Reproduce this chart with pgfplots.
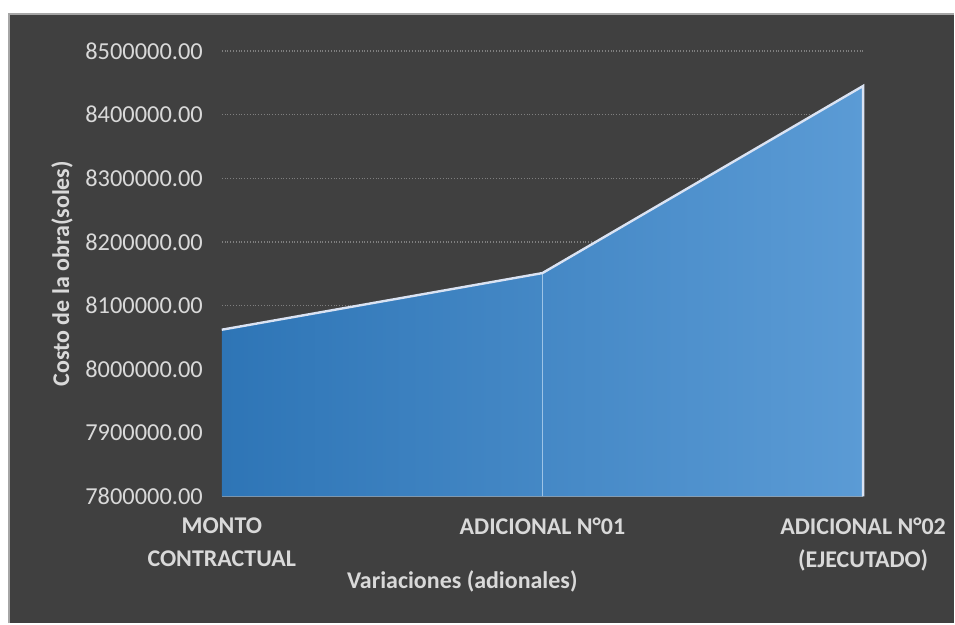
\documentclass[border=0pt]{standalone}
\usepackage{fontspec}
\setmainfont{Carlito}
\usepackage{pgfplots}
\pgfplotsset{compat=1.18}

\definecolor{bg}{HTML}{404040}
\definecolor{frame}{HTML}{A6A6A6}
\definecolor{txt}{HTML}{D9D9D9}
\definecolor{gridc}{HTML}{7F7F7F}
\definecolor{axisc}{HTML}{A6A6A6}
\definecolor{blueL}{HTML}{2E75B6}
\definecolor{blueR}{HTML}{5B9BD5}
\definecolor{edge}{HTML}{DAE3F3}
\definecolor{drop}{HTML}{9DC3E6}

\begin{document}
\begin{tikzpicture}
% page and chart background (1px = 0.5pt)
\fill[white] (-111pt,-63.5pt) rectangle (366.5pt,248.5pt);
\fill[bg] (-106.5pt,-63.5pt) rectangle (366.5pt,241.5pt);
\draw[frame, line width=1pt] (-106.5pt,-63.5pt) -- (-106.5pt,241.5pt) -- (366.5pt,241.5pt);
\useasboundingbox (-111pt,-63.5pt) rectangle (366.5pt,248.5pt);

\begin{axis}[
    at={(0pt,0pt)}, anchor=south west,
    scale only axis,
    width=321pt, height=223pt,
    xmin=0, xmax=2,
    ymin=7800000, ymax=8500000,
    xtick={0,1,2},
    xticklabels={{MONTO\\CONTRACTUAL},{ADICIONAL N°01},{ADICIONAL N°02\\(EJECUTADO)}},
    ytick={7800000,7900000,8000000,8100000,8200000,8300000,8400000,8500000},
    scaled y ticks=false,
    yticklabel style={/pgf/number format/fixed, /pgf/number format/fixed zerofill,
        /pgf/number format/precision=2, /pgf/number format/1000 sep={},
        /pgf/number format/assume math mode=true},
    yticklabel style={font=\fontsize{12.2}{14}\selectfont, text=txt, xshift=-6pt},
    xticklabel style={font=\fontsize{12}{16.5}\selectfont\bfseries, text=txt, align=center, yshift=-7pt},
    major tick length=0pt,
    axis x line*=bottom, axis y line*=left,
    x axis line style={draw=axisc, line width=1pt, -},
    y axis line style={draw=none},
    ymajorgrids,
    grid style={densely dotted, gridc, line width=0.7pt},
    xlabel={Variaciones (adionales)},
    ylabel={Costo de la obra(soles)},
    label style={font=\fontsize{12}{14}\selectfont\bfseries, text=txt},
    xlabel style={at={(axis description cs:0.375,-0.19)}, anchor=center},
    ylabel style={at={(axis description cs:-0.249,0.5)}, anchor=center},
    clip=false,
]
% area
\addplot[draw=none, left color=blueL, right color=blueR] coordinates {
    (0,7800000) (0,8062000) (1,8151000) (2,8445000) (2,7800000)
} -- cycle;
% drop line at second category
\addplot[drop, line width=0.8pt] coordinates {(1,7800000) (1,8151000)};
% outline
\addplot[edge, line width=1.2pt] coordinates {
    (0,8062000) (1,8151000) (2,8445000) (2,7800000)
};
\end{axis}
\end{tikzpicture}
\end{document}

------------------------------------

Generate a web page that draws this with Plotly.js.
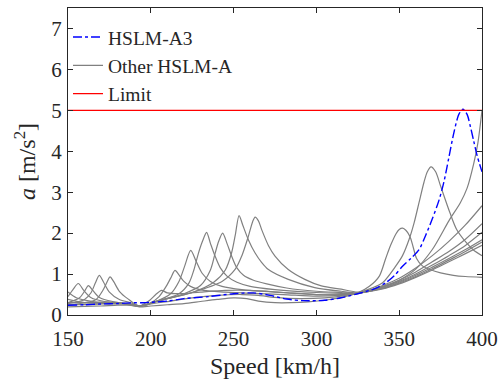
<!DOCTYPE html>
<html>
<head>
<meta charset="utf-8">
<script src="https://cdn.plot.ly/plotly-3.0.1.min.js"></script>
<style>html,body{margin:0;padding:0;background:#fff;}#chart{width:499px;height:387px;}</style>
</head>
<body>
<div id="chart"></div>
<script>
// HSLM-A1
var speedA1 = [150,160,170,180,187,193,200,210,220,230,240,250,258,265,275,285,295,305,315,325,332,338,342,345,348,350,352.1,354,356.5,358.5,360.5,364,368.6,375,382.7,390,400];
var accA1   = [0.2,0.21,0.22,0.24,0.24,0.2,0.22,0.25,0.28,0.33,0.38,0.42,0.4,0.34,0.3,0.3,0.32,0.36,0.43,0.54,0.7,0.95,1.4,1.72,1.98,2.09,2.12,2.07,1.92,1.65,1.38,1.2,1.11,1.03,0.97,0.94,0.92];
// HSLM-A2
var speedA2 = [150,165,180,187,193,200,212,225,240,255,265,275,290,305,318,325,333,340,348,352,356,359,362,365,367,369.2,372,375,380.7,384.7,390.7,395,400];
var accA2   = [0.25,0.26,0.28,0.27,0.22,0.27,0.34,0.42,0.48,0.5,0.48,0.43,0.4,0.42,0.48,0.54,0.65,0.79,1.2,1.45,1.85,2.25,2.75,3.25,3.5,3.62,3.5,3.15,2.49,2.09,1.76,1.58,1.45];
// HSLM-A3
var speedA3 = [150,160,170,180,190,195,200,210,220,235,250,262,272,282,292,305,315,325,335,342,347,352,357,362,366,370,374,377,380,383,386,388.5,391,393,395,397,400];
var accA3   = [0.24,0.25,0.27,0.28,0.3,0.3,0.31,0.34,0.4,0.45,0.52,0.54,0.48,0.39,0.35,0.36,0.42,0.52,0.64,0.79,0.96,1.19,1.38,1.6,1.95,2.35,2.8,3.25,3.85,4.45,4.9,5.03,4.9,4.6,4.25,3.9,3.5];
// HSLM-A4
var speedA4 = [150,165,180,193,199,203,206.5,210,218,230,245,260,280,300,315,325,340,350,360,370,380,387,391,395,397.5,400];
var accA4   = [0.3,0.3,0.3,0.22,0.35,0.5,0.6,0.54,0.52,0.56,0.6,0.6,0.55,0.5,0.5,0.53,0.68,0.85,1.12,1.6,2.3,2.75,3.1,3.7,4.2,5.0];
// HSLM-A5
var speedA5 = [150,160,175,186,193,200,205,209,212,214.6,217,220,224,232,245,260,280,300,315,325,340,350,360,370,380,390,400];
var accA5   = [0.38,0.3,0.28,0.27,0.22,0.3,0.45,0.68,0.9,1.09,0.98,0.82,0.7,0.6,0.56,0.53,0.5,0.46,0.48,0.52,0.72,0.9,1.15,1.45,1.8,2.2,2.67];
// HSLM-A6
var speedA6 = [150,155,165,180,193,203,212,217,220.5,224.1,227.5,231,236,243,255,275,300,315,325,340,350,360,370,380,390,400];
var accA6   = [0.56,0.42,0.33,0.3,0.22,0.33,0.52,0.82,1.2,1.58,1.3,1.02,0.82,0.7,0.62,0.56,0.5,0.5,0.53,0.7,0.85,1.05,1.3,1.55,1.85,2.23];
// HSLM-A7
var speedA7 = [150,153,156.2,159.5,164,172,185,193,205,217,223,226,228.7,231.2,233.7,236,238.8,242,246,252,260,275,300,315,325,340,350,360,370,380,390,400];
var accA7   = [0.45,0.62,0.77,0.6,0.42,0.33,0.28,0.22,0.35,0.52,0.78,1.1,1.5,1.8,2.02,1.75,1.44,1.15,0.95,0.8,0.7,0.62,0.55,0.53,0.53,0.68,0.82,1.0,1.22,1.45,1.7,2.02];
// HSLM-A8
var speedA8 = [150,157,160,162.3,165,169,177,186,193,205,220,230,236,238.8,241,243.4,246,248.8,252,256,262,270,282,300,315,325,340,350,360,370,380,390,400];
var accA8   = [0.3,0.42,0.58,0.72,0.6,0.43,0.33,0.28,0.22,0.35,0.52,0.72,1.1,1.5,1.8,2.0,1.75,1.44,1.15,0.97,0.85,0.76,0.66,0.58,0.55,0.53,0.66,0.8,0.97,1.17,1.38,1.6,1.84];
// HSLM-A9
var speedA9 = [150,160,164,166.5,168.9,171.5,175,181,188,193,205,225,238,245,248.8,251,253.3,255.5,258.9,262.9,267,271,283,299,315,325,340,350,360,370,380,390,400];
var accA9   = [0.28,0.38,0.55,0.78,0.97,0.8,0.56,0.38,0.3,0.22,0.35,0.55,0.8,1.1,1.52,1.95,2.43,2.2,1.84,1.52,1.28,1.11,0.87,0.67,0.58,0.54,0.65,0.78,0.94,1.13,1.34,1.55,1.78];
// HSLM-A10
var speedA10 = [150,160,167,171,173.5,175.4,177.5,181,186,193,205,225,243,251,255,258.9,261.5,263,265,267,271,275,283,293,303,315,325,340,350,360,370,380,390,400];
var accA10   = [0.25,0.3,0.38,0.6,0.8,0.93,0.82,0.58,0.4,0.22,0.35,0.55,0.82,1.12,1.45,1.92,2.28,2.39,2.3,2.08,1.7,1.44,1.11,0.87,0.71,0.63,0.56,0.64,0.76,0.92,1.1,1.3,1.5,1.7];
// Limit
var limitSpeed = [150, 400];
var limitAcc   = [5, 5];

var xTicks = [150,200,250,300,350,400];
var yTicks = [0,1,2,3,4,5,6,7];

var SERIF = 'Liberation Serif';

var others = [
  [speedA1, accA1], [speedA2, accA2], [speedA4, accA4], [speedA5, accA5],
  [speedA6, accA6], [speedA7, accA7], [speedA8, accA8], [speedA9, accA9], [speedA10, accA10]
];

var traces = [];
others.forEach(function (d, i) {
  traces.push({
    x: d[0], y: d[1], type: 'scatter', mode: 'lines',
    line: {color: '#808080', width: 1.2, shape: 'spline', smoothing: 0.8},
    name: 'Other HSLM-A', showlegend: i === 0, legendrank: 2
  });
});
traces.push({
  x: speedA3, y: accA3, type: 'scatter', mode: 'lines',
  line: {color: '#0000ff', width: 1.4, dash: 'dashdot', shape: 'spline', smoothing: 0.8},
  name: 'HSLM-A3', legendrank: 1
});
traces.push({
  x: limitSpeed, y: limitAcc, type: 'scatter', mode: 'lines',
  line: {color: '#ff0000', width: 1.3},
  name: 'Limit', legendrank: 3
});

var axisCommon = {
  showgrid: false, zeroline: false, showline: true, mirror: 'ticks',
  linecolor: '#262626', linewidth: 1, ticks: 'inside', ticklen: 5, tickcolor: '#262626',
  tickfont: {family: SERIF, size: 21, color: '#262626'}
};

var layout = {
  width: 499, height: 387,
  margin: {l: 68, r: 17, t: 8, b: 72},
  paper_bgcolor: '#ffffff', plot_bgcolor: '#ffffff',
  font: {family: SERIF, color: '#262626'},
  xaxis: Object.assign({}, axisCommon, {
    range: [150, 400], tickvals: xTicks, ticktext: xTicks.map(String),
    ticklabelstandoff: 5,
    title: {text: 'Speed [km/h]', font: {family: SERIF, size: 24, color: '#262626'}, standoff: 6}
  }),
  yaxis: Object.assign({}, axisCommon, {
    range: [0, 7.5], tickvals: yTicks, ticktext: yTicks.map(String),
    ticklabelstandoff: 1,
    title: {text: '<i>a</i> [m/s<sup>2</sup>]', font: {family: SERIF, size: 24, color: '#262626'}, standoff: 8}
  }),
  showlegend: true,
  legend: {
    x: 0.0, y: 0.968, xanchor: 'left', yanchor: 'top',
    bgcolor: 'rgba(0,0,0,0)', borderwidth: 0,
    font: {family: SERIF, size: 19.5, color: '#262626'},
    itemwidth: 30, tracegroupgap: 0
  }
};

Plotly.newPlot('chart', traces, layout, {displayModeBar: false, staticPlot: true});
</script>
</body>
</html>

------------------------------------

Task instructions => List each line of the records that holds the string "with".

Response =>
Reproduce this chart with pgfplots.
Generate a web page that draws this with Plotly.js.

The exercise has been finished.